Namun, lanjut Stauffer, perlu digarisbawahi juga menjadi biasa saja sulit dalam masyarakat yang berkutat pada kompetisi. Setiap orang memiliki tekanan yang berpengaruh dan dipengaruhi oleh status ekonomi dan sosial masing-masing.
“(Menjadi biasa saja) itu tentang merasa cukup dengan diri sendiri dan bukan hidup dalam situasi yang terus menerus menuntut untuk menjadi optimal dan berkembang,” tukasnya dikutip dari CNN.
Senada dengan itu, bagi saya menjadi biasa-biasa saja adalah menerima diri sendiri apa adanya. Saya tetap akan berusaha produktif dan mengembangkan potensi diri tanpa memberikan ‘nilai mata uang’ untuk segala hal yang saya lakukan. Singkatnya menghindari hal-hal yang membuat proses itu mencekik. Stauffer juga mengatakan memang harus disadari seseorang sudah cukup.
Lagipula menjalani hari dan menjadi biasa saja juga bisa produktif. Ruby Granger, misalnya, seorang Studytuber atau Youtuber yang merekam dirinya belajar dan melakukan hal-hal produktif. Granger memang terlihat sangat luar biasa karena bisa membaca tujuh buku dalam satu hari. Namun, produktivitasnya bukan untuk hustle culture. Dia membaca buku ‘fiksi’ atau ‘non-fiksi untuk kesenangannya, kadang juga untuk tugas kuliah. Menulis surat untuk temannya dan bahkan menghabiskan waktu merapikan kamar.
Hal semacam itu memang biasa saja tapi terlihat luar biasa. Selain itu, menjadi biasa saja juga bukan berarti membosankan, tidak hidup, dan memberikan energi negatif. Justru biasa saja juga membawa kebahagiaan ketika mengetahui diri sudah ‘sempurna’ apa adanya. Hal yang terlihat ‘lazim’ pun sebenarnya membawa kebahagiaan kecil.

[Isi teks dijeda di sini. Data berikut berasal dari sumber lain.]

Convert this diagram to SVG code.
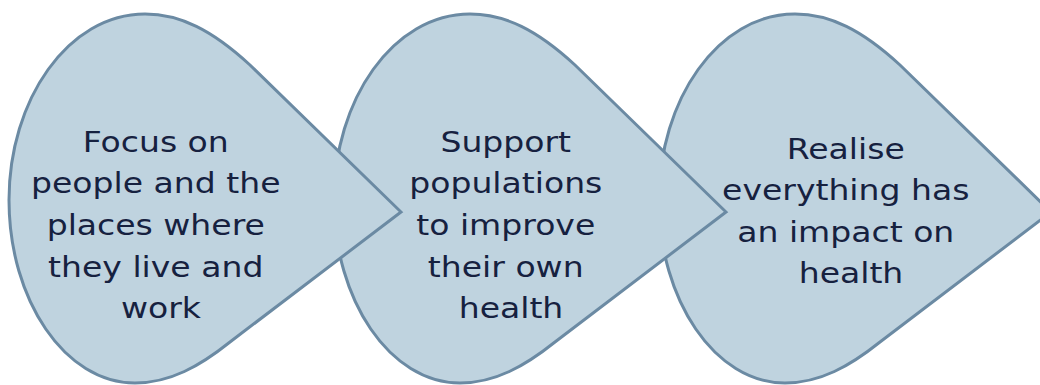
<svg xmlns="http://www.w3.org/2000/svg" width="1040" height="385" viewBox="0 0 1040 385">
  <defs>
    <!-- teardrop pointing right, tip at (401,212) -->
    <path id="drop" d="M 401,212 L 230,342 C 200,366 170,383 135,383 C 65,383 9,300 9,200 C 9,100 68,14 145,14 C 180,14 212,30 250,65 Z"/>
  </defs>
  <style>
    .shape { fill: #bfd3df; stroke: #6b8aa3; stroke-width: 3; stroke-linejoin: miter; }
    .label { font-family: "DejaVu Sans", "Liberation Sans", sans-serif; font-size: 28.5px; fill: #16213f; text-anchor: middle; }
  </style>
  <rect width="1040" height="385" fill="#ffffff"/>
  <g id="connectors"/>
  <!-- drawn right-to-left so each tip overlaps the next shape -->
  <g id="node-3">
    <use href="#drop" class="shape" transform="translate(650,0)"/>
    <text class="label" transform="translate(851,0) scale(1.16,1)">
      <tspan x="0" y="159">Realise</tspan>
      <tspan x="0" y="200">everything has</tspan>
      <tspan x="0" y="242">an impact on</tspan>
      <tspan x="0" y="283">health</tspan>
    </text>
  </g>
  <g id="node-2">
    <use href="#drop" class="shape" transform="translate(325,0)"/>
    <text class="label" transform="translate(511,0) scale(1.16,1)">
      <tspan x="0" y="152">Support</tspan>
      <tspan x="0" y="193">populations</tspan>
      <tspan x="0" y="235">to improve</tspan>
      <tspan x="0" y="277">their own</tspan>
      <tspan x="0" y="318">health</tspan>
    </text>
  </g>
  <g id="node-1">
    <use href="#drop" class="shape"/>
    <text class="label" transform="translate(161,0) scale(1.16,1)">
      <tspan x="0" y="152">Focus on</tspan>
      <tspan x="0" y="193">people and the</tspan>
      <tspan x="0" y="235">places where</tspan>
      <tspan x="0" y="277">they live and</tspan>
      <tspan x="0" y="318">work</tspan>
    </text>
  </g>
</svg>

Misalnya, tidur di atas kasur dengan seprai bersih dalam kamar yang dingin.
Selain itu, kita juga bisa berkaca dengan Keiko Furukura dari novel Gadis Minimarket atau Convenience Store Woman oleh Sayaka Murata. Dia sangat biasa saja menjadi penjaga toko minimarket bertahun-tahun meskipun dicap sedikit ‘kurang waras’ oleh orang sekitarnya. Toh, meskipun dia begitu-begitu saja Keiko bahagia dengan hidup dan minimarketnya.
Saya sudah berdamai dan menerima menjadi biasa saja. Sayangnya, beberapa kawan suka lupa tidak ada salahnya menjadi biasa saja. Padahal mereka sering mengatakan it’s okay not to be okay, terlebih lagi mereka tahu saya memiliki beberapa gangguan kesehatan mental. Nyatanya untuk beberapa orang, termasuk saya, bisa bernapas dan hidup esok hari sudah lebih dari cukup.